ANALYSIS
There are enough options within existing financing formats that can be compliant with the Islamic injunction against earning or levying interest.
Is Islamic banking a workable proposition in India? A committee set up by the Reserve Bank of India (RBI) has, according to a report in The Economic Times, concluded that major changes in the law may be required to facilitate Islamic banking.
I don’t know why the RBI needed a committee to tell it the obvious. The purpose of this column is to question whether there is something called Islamic banking, and, if there is one, whether we need it at all. In fact, there are enough options even within existing financing formats that can be compliant with the basic Islamic injunction against earning or levying interest and profiteering. These are the options that must be explored first before we chase a separate kind of banking ideal that can only feed sectarian thinking.

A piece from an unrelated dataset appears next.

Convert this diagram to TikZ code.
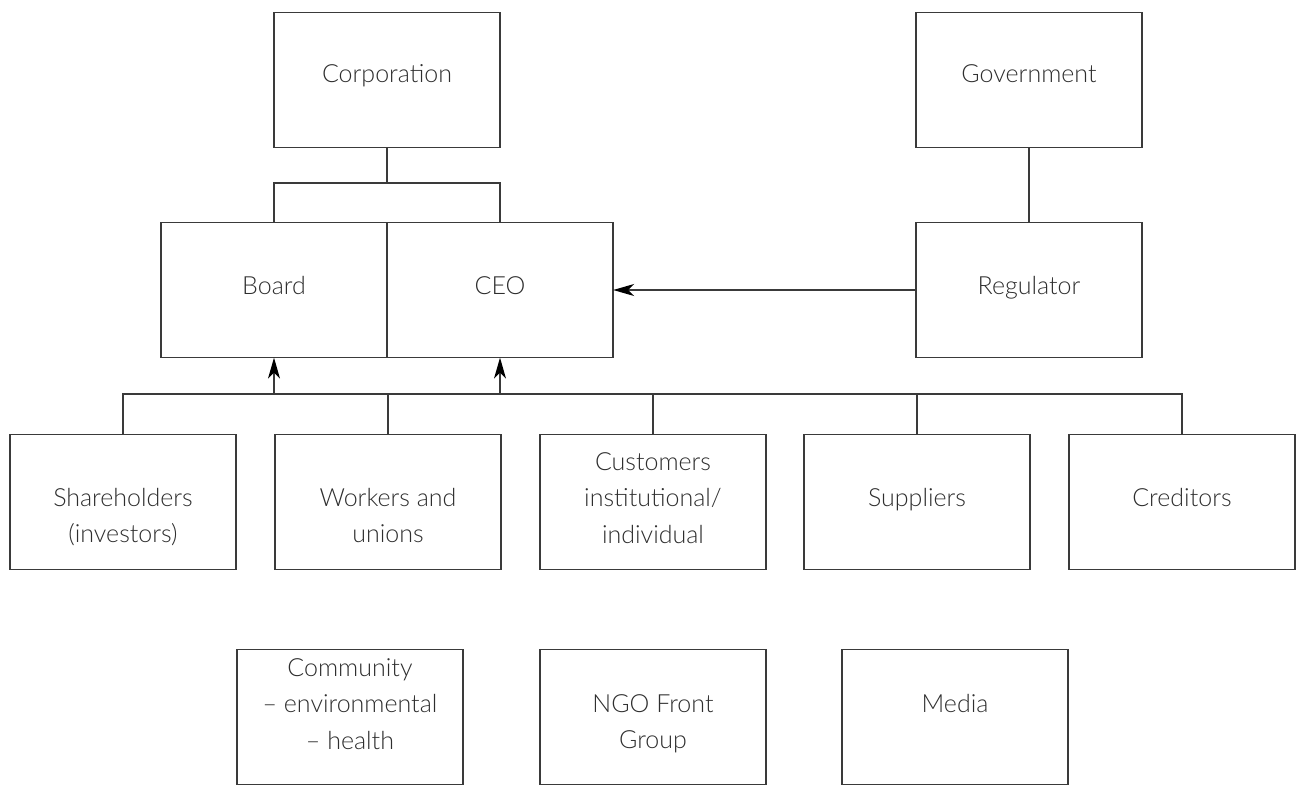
\documentclass[tikz,border=0pt]{standalone}
\usepackage{fontspec}
\setmainfont{Lato Light}
\usetikzlibrary{arrows.meta}
\definecolor{ln}{HTML}{3A3A3A}
\definecolor{tx}{HTML}{2E2E2E}
\begin{document}
\begin{tikzpicture}[x=1pt,y=-1pt,
  box/.style={draw=ln, line width=1.3pt, minimum width=226pt, minimum height=135pt, inner sep=0pt},
  lbl/.style={text=tx, font=\fontsize{25}{36.5}\selectfont, align=center, anchor=north, inner sep=0pt},
  conn/.style={draw=ln, line width=1.3pt},
  arr/.style={conn, -{Stealth[length=21pt,width=12pt,inset=6pt,color=black]}, shorten >=-0.5pt}]
\useasboundingbox (0,0) rectangle (1300,808);
% top
\node[box] (corp) at (387,80) {};
\node[box] (gov) at (1029,80) {};
\node[box] (board) at (274,290) {};
\node[box] (ceo) at (500,290) {};
\node[box] (reg) at (1029,290) {};
% row 2
\node[box] (sh) at (123,502) {};
\node[box] (wk) at (388,502) {};
\node[box] (cu) at (653,502) {};
\node[box] (su) at (917,502) {};
\node[box] (cr) at (1182,502) {};
% row 3
\node[box] (co) at (350,717) {};
\node[box] (ngo) at (653,717) {};
\node[box] (me) at (955,717) {};
% labels
\node[lbl] (tcorp) at (387,64) {Corporation};
\node[lbl] (tgov) at (1029,64) {Government};
\node[lbl] (tboard) at (274,276) {Board};
\node[lbl] (tceo) at (500,276) {CEO};
\node[lbl] (treg) at (1029,276) {Regulator};
\node[lbl] (tsh) at (123,488) {Shareholders\\(investors)};
\node[lbl] (twk) at (388,488) {Workers and\\unions};
\node[lbl] (tcu) at (653,452) {Customers\\institutional/\\individual};
\node[lbl] (tsu) at (917,488) {Suppliers};
\node[lbl] (tcr) at (1182,488) {Creditors};
\node[lbl] (tco) at (350,658) {Community\\-- environmental\\-- health};
\node[lbl] (tngo) at (653,694) {NGO Front\\Group};
\node[lbl] (tme) at (955,694) {Media};
% connectors
\coordinate (j1) at (387,183);
\draw[conn] (corp.south) -- (j1);
\draw[conn] (board.north) |- (j1) -| (ceo.north);
\draw[conn] (gov.south) -- (reg.north);
\draw[arr] (reg.west) -- (ceo.east);
\coordinate (bus) at (0,394);
\draw[conn] (sh.north) -- (sh.north |- bus) -- (cr.north |- bus) -- (cr.north);
\draw[conn] (wk.north) -- (wk.north |- bus);
\draw[conn] (cu.north) -- (cu.north |- bus);
\draw[conn] (su.north) -- (su.north |- bus);
\draw[arr] (board.south |- bus) -- (board.south);
\draw[arr] (ceo.south |- bus) -- (ceo.south);
\end{tikzpicture}
\end{document}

If the basic idea is that no interest can be charged, it follows that all transactions must be equity-based. Such a bank would, by definition, be rock solid since it would have 100 per cent capital adequacy. It takes in only equity from depositors, and returns only dividends or capital. What can ever be wrong with that?
Nothing. It wouldn’t be banking, though. If the purpose of creating such an institution is the abolition of “interest,” we already have several vehicles for doing just that. At the top end of risk, we have venture capital, where the fund manager gives no guarantee that money will be made. He loses his shirt or makes money hand over fist depending on whether the ventures he finances make money or losses. Does that sound like Islamic banking? I have no quarrel if you want to call it that.
Next, we have pure equity-based mutual funds. There is no “interest” being earned or paid here. (Though equity funds do invest short-term surpluses in debt instruments, this can always be avoided). Any open-ended fund can easily meet the Islamic ban on “interest”. Some can even issue you a cheque-book in association with banks. You can call funds run to Koranic principles as Islamic banks.
Even when it comes to financing purchases of fridges or homes, you can do hire-purchase. Many Indian non-bank financial companies (NBFCs) do just that. In the south, VG Panneerdas was a pioneer in financing the hire-purchase of everyday goods. If you want to do the same with houses, all that NBFCs have to do today is raise the capital, buy the house you want, and lease it out to you. Traditional Islamic banks buy the house, and sell it to you at a higher price, claiming the difference as profit-share. Once again, you can call this Islamic banking, but it is a kind of accounting fiction. True sharing of profit means if the value of the house doubles while you are paying off the cost, the bank should get to keep a part of that as well. Otherwise, it is interest-based financing by another name. What I am getting at is this: If you don’t want to be paying or earning interest in keeping with Koranic injunctions, you can do that even now. There is no need to create an entire body of banking law to facilitate so-called Islamic banking.
The irony is that the government is trying to pander to some sectarian idea of banking at a time when the world is feting Mohammed Yunus of Grameen Bank, who won the Nobel Peace Prize for taking microcredit to the masses of largely Muslim Bangladesh. Yunus’s bank lends at rates as high as 20 per cent. And yet, his achievements are being extolled because he realised that “costly” credit for the poor is better than no credit at all.
To ask a more common sense question: Was the Prophet of Islam really against the idea of paying interest or against exploitation of the poor? If we take the latter view, it only means that you shouldn’t be charging usurious interest rates from people who can’t afford it. This works out to be, at worst, an injunction against interest-based lending to the poor. One can always offer interest-free loans to the poor even within the existing framework of banking law as long as it comes out of profits.
But that still leaves the question of “paying” interest to the poor. Is this unIslamic, too? If banks borrow from the poor and give them risk-free returns, I can’t see anything criminal about it. Asking the poor to be venture capitalists just to avoid giving them “interest” sounds even more like exploitation to me.